While these capabilities allow for a sophisticated comparison of different data attributes, they also introduce a higher degree of complexity into ER systems. As a result, robust testing and evaluation methodologies are essential to ensure the effectiveness of these ER systems and identify potential failure modes.
Testing and Evaluation: Ensuring ER System Effectiveness
Robust testing and evaluation procedures play a critical role in optimizing ER systems. They provide a detailed analysis of ER system performance, helping identify successful models and uncover performance issues.
At Valires, we consider three aspects to evaluation:
Estimation. Accurately estimate key performance metrics, even when benchmark datasets may be small or biased.
Understanding. Understand key characteristics of any ER system, analyze errors, and areas of underperformance.
Comparison. Compare the performance of competing systems and know which one is best.
All three aspects can be covered using the entity-centric evaluation methodology that we advocate for. This methodology relies on a set of disambiguated entities used as the "ground truth" or as a point of reference. This data can be found from external sources or obtained through manual effort. While it is not always easy to obtain correctly disambiguated entities, we have developed guidelines and methodologies to do so.
Given a set of disambiguated entities, you can then immediately use the ER-Evaluation Python package to produce performance estimates, summary statistics, comparisons, and visualizations. The package is built to be user-friendly. Once you have the required data, you can call simple functions that produce relevant statistics and interactive visualizations.

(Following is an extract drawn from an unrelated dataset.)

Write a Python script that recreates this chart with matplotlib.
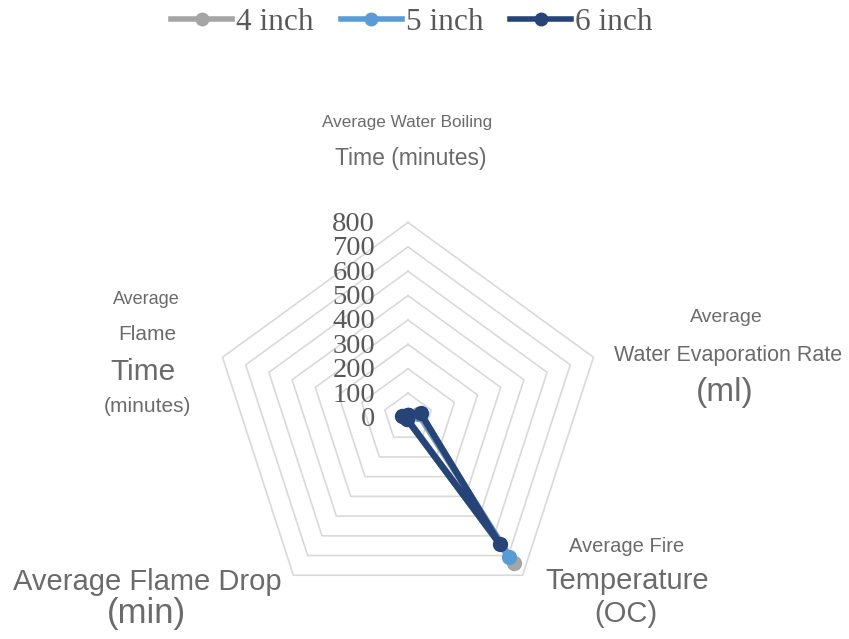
import numpy as np
import matplotlib.pyplot as plt
import matplotlib.transforms as mtransforms

# ---- data ----
categories = [
    "Average Water Boiling Time (minutes)",
    "Average Water Evaporation Rate (ml)",
    "Average Fire Temperature (OC)",
    "Average Flame Drop (min)",
    "Average Flame Time (minutes)",
]
series_names = ["4 inch", "5 inch", "6 inch"]
values_4in = [10, 45, 740, 6, 20]
values_5in = [11, 50, 705, 7, 22]
values_6in = [12, 55, 640, 8, 25]
ring_ticks = [0, 100, 200, 300, 400, 500, 600, 700, 800]

series_values = [values_4in, values_5in, values_6in]
series_colors = ["#A5A5A5", "#5B9BD5", "#264478"]

W, H = 849, 639
fig = plt.figure(figsize=(W / 100, H / 100), dpi=100)
fig.patch.set_facecolor("white")


def fx(x):
    return x / W


def fy(y):
    return 1 - y / H


# polar axes centred on the radar
cx, cy, R = 408, 417.5, 195
ax = fig.add_axes([fx(cx - R), fy(cy + R), 2 * R / W, 2 * R / H], projection="polar")
ax.set_theta_zero_location("N")
ax.set_theta_direction(-1)
ax.set_ylim(0, ring_ticks[-1])
ax.set_axis_off()

n = len(categories)
angles = np.linspace(0, 2 * np.pi, n, endpoint=False)
closed = np.concatenate([angles, angles[:1]])

# pentagon grid rings
for r in ring_ticks[1:]:
    ax.plot(closed, [r] * (n + 1), color="#D9D9D9", lw=1.2, zorder=1, clip_on=False)

# radial value labels to the left of the top spoke
lab_tr = ax.transData + mtransforms.ScaledTranslation(-33 / 100, -2 / 100, fig.dpi_scale_trans)
for r in ring_ticks:
    ax.text(0, r, f"{r}", transform=lab_tr, ha="right", va="center",
            fontsize=20.5, family="Liberation Serif", color="#595959", zorder=3)

# series polygons
handles = []
for name, vals, col in zip(series_names, series_values, series_colors):
    v = list(vals) + [vals[0]]
    (ln,) = ax.plot(closed, v, color=col, lw=4.6, marker="o", markersize=10,
                    markerfacecolor=col, markeredgecolor=col, clip_on=False,
                    zorder=4, solid_joinstyle="round", label=name)
    handles.append(ln)

# category labels
txt = "#6B6B6B"
sans = "Liberation Sans"
label_lines = [
    ("Average Water Boiling", 407, 122, 12.3),
    ("Time (minutes)", 411, 158, 16.5),
    ("Average", 726, 317, 14),
    ("Water Evaporation Rate", 728, 355, 15.5),
    ("(ml)", 725, 392, 24),
    ("Average Fire", 627, 546, 14.5),
    ("Temperature", 627, 581, 21),
    ("(OC)", 626, 614, 21),
    ("Average Flame Drop", 147, 582, 21),
    ("(min)", 146, 613, 25),
    ("Average", 146, 299, 13),
    ("Flame", 147, 334, 15),
    ("Time", 143, 372, 21.5),
    ("(minutes)", 147, 406, 15),
]
for s, x, y, fs in label_lines:
    fig.text(fx(x), fy(y), s, ha="center", va="center", fontsize=fs,
             family=sans, color=txt)

# legend
leg = fig.legend(handles=handles, labels=series_names, loc="center",
                 bbox_to_anchor=(fx(412), fy(22)), ncol=3, frameon=False,
                 prop={"family": "Liberation Serif", "size": 22.5},
                 handlelength=1.95, handletextpad=0.13, columnspacing=0.86)
for t in leg.get_texts():
    t.set_color("#595959")
for h in leg.legend_handles:
    h.set_linewidth(4)
    h.set_markersize(9)

fig.savefig("out.png", dpi=100, facecolor="white")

Assessing Deep Embedding Models for ER
Considering the end result of an ER system allows you to evaluate the impact of any of its internal component, including the choice of deep embedding models. Using our evaluation methodology, you can simply test different models and see the impact on reliable performance estimates. There is no need to carry out a detailed manual review for each model being tested. The same benchmark dataset and code can be used to assess any model and to compare models across them.
The Power of Collaboration
Our testing and evaluation methodologies for ER have emerged from collaborations, and are rooted in open-source software and published methodologies. This openness facilitates the sharing of feedback and direct contributions to open-source tools. We hope to see the advance of evaluation standards help drive methodological research in ER and its applications. The use of deep embeddings for ER is one of the many areas where many developments are yet to come.